French President François Hollande started a tour of the Pacific and Latin American on Sunday with a visit to the tiny islands of Wallis and Futuna, reports RFI.
He was to go on to French Polynesia, where compensation for 193 nuclear tests from 1966-1996 is still a contentious question, followed by Peru, Argentina and Uruguay.
Hollande's visit to Wallis will be the first by a French president since Valéry Giscard d'Estaing touched down there in 1979.
Futuna, a volcanic island only about 10 kilometres with a population of just over 3,000, has been even more neglected - this will be the first presidential visit ever.
Hollande was to visit the three traditional kingdoms and be welcomed by two kings, one of the thrones currently awaiting the designation of its occupant.

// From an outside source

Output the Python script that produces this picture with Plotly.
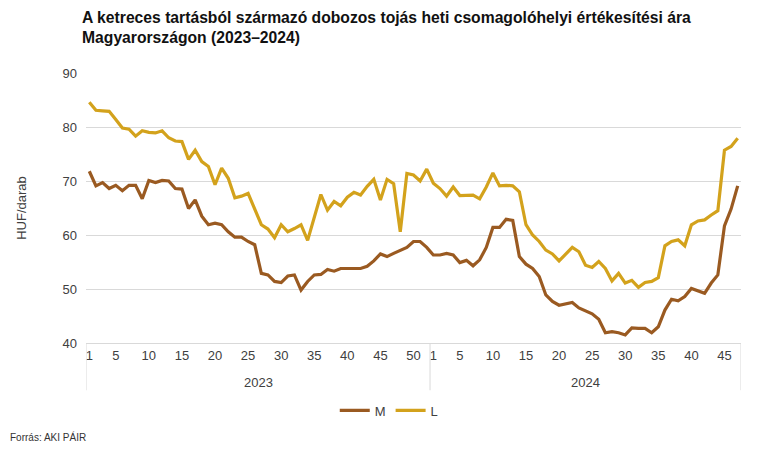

Traditional ceremonies have been organised - drinking the sacred drink kava, made from roots and branches of pepper plants, and KaïKaï - banquets of roast pigs laid out in front of the presidential palaces, the biggest being served to the guest of honour.
The islands' inhabitants are modest - they are desperately hoping that a French bank will open an ATM there and want dialysis equipment for their hospital.

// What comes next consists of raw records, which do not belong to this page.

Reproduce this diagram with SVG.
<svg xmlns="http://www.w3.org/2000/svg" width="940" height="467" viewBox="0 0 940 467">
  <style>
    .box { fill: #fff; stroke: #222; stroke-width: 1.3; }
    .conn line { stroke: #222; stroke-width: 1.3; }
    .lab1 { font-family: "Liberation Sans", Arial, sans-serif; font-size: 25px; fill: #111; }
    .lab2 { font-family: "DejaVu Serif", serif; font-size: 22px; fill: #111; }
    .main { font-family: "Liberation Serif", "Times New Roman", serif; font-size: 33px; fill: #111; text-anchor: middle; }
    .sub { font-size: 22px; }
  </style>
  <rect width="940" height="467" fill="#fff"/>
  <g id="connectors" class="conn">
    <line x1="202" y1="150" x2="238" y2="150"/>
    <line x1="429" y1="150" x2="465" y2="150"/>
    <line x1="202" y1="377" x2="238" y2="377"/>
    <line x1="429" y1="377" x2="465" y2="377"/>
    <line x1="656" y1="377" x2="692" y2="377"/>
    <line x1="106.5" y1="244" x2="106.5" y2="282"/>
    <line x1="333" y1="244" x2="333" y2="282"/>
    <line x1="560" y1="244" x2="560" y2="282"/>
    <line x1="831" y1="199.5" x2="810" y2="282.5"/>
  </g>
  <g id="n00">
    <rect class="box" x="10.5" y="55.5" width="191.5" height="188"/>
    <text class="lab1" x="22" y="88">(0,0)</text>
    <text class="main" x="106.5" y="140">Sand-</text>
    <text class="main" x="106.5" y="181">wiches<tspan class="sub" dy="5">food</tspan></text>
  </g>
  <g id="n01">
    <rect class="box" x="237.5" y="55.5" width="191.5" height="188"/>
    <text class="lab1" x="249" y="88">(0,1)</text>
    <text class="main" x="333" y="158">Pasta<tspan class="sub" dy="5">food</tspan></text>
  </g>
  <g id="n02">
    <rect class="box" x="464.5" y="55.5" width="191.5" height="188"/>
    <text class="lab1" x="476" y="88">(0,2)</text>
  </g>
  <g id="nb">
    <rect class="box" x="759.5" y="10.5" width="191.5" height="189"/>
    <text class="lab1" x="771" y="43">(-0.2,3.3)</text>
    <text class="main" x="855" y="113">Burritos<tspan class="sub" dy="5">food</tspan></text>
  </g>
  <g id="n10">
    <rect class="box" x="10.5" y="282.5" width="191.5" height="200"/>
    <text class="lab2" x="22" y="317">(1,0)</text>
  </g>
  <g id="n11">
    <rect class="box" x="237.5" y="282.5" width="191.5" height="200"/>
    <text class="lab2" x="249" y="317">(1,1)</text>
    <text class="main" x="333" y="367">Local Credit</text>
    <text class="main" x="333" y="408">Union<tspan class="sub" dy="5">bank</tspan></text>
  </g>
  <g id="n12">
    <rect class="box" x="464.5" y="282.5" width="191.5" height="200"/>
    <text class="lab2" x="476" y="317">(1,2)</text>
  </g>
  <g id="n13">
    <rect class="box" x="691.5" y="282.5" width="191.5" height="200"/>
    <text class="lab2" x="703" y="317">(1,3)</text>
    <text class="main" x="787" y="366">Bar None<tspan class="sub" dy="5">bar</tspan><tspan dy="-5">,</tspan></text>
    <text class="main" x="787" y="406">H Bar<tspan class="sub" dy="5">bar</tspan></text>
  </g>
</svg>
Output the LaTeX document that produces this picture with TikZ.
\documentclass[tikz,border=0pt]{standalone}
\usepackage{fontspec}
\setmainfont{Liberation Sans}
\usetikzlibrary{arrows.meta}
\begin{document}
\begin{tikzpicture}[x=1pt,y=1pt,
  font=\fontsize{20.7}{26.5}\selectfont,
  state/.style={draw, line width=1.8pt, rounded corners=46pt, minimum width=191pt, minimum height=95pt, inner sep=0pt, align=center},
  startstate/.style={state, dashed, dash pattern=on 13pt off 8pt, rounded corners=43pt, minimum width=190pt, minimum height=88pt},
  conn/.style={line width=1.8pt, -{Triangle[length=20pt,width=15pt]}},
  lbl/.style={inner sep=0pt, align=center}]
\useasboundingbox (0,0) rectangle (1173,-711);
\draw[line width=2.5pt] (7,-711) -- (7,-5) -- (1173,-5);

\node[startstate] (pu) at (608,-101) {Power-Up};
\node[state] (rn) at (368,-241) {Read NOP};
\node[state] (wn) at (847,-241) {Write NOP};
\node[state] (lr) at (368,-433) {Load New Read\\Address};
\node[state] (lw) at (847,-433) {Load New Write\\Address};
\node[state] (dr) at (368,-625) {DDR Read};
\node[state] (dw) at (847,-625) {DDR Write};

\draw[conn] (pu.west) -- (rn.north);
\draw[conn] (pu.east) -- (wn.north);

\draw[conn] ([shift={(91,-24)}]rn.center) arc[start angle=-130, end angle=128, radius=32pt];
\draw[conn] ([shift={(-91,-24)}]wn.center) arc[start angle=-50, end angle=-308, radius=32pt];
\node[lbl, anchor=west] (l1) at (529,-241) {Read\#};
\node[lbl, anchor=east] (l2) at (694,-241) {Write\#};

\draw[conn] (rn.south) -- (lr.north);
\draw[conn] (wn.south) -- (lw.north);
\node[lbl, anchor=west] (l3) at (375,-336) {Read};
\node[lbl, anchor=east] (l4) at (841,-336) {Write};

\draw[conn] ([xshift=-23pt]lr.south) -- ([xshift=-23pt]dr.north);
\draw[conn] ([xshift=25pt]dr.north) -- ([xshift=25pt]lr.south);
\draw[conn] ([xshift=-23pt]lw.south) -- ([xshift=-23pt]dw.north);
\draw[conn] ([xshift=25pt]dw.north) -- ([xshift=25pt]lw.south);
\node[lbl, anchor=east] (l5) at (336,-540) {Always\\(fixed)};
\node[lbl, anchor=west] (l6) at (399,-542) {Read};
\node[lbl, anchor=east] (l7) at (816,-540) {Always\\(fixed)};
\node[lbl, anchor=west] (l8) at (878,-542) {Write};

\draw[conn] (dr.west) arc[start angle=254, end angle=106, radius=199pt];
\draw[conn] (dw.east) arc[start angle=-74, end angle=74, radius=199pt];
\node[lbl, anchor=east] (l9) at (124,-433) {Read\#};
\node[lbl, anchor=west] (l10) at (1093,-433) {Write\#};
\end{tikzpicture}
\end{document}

With these visits, along with the trip to Polynesia, Hollande fulfils one of his 2012 campaign promises, to visit every all 11 of France's inhabited overseas territories.
A far more acrimonious debate awaits him in French Polynesia - the legacy of 30 years of French nuclear tests on the atolls of Mururoa and Fanguataufa that local people say have left a legacy of cancer and suffering.